WHAT THIS TASK INVOLVES:
Do not repeat pictures. Repeat exactly the lines of the listing below from its first line through the line with "fig = plt.figure(figsize=(W".

GIVEN MATERIAL:

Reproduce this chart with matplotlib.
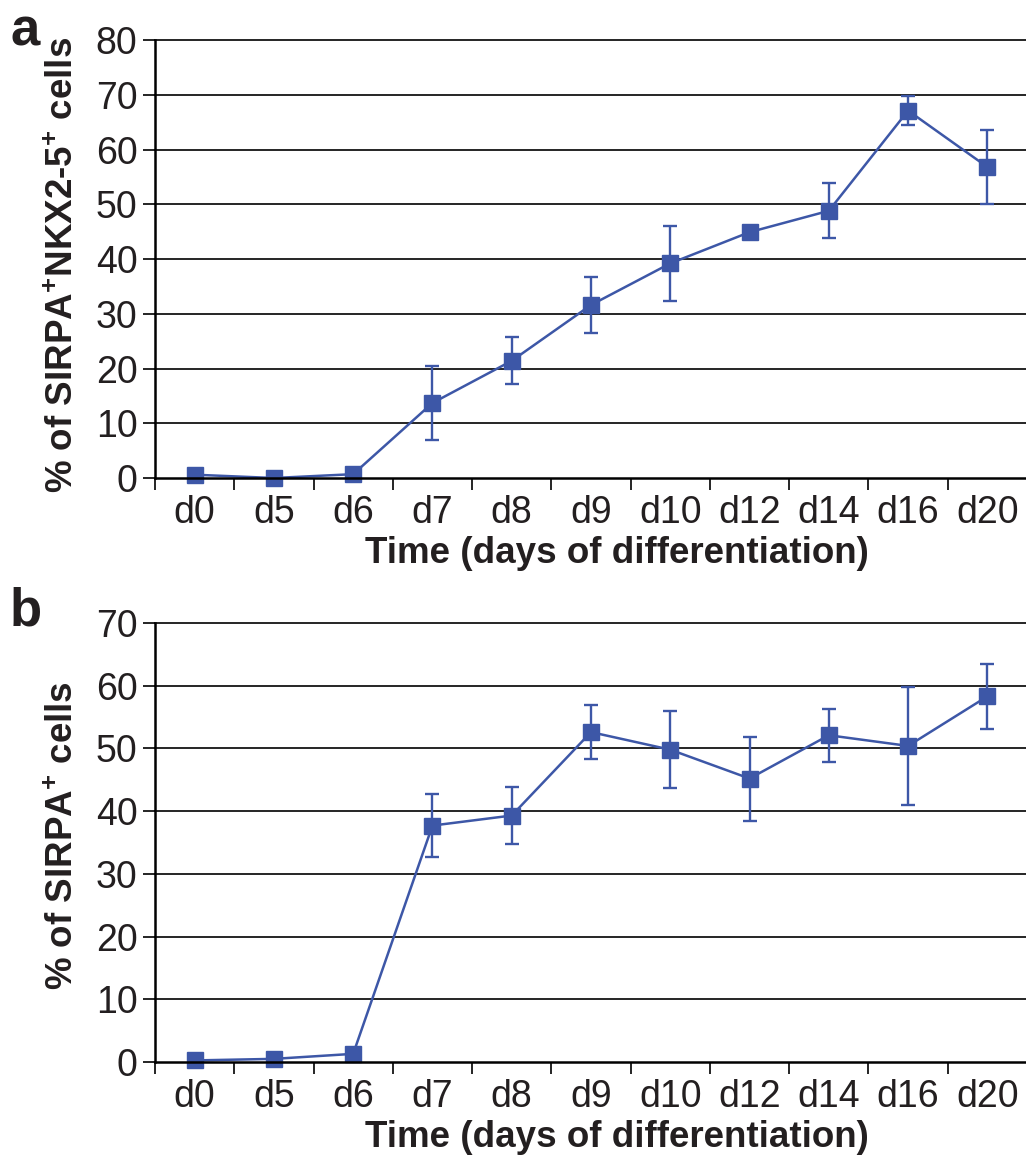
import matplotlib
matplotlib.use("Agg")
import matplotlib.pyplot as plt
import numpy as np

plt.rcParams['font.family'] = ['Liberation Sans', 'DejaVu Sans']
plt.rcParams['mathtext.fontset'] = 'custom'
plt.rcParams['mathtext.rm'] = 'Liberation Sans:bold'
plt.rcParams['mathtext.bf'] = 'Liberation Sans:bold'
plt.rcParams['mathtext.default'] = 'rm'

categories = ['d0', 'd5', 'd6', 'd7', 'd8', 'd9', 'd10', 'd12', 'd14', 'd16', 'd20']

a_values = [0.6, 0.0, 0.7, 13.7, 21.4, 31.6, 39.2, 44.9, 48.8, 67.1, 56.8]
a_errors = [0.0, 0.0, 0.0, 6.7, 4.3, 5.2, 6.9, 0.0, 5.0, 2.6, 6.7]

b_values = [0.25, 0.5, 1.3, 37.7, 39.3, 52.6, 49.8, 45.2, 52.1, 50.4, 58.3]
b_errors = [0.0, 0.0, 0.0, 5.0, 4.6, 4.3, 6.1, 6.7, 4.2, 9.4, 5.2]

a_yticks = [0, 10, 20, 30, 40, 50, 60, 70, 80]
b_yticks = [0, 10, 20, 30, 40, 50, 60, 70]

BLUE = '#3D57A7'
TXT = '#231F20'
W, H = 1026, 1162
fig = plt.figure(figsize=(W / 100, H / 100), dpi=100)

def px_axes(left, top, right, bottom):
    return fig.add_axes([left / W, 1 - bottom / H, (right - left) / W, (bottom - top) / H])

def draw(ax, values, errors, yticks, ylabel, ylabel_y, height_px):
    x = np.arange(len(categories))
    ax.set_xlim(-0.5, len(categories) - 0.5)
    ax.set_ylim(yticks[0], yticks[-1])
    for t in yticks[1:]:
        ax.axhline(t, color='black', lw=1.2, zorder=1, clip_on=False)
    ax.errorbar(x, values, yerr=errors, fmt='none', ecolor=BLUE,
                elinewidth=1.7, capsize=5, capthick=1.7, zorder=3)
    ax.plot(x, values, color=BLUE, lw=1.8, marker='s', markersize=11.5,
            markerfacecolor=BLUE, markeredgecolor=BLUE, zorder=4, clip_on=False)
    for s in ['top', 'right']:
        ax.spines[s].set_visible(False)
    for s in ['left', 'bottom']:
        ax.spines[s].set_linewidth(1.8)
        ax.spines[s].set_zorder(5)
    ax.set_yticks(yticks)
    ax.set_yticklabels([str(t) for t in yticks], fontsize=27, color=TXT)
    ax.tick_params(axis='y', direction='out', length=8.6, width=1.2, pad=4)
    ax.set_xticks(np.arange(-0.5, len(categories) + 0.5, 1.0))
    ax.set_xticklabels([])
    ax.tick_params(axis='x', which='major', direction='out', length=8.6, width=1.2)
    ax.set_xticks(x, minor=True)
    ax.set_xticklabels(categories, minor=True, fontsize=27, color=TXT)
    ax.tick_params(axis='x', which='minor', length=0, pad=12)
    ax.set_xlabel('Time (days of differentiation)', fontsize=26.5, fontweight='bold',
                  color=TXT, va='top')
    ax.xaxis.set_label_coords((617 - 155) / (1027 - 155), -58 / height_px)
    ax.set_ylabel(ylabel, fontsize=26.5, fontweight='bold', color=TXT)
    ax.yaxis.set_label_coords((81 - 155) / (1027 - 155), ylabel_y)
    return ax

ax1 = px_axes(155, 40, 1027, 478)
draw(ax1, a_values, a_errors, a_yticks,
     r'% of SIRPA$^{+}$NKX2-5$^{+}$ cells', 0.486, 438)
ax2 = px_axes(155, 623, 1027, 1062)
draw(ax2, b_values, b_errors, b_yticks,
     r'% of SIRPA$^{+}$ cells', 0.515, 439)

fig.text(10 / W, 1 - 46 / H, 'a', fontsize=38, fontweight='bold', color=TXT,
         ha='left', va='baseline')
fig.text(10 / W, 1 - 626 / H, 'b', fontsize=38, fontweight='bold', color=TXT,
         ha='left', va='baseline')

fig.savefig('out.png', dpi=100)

CORRECT RESPONSE:
Reproduce this chart with matplotlib.
import matplotlib
matplotlib.use("Agg")
import matplotlib.pyplot as plt
import numpy as np

plt.rcParams['font.family'] = ['Liberation Sans', 'DejaVu Sans']
plt.rcParams['mathtext.fontset'] = 'custom'
plt.rcParams['mathtext.rm'] = 'Liberation Sans:bold'
plt.rcParams['mathtext.bf'] = 'Liberation Sans:bold'
plt.rcParams['mathtext.default'] = 'rm'

categories = ['d0', 'd5', 'd6', 'd7', 'd8', 'd9', 'd10', 'd12', 'd14', 'd16', 'd20']

a_values = [0.6, 0.0, 0.7, 13.7, 21.4, 31.6, 39.2, 44.9, 48.8, 67.1, 56.8]
a_errors = [0.0, 0.0, 0.0, 6.7, 4.3, 5.2, 6.9, 0.0, 5.0, 2.6, 6.7]

b_values = [0.25, 0.5, 1.3, 37.7, 39.3, 52.6, 49.8, 45.2, 52.1, 50.4, 58.3]
b_errors = [0.0, 0.0, 0.0, 5.0, 4.6, 4.3, 6.1, 6.7, 4.2, 9.4, 5.2]

a_yticks = [0, 10, 20, 30, 40, 50, 60, 70, 80]
b_yticks = [0, 10, 20, 30, 40, 50, 60, 70]

BLUE = '#3D57A7'
TXT = '#231F20'
W, H = 1026, 1162
fig = plt.figure(figsize=(W / 100, H / 100), dpi=100)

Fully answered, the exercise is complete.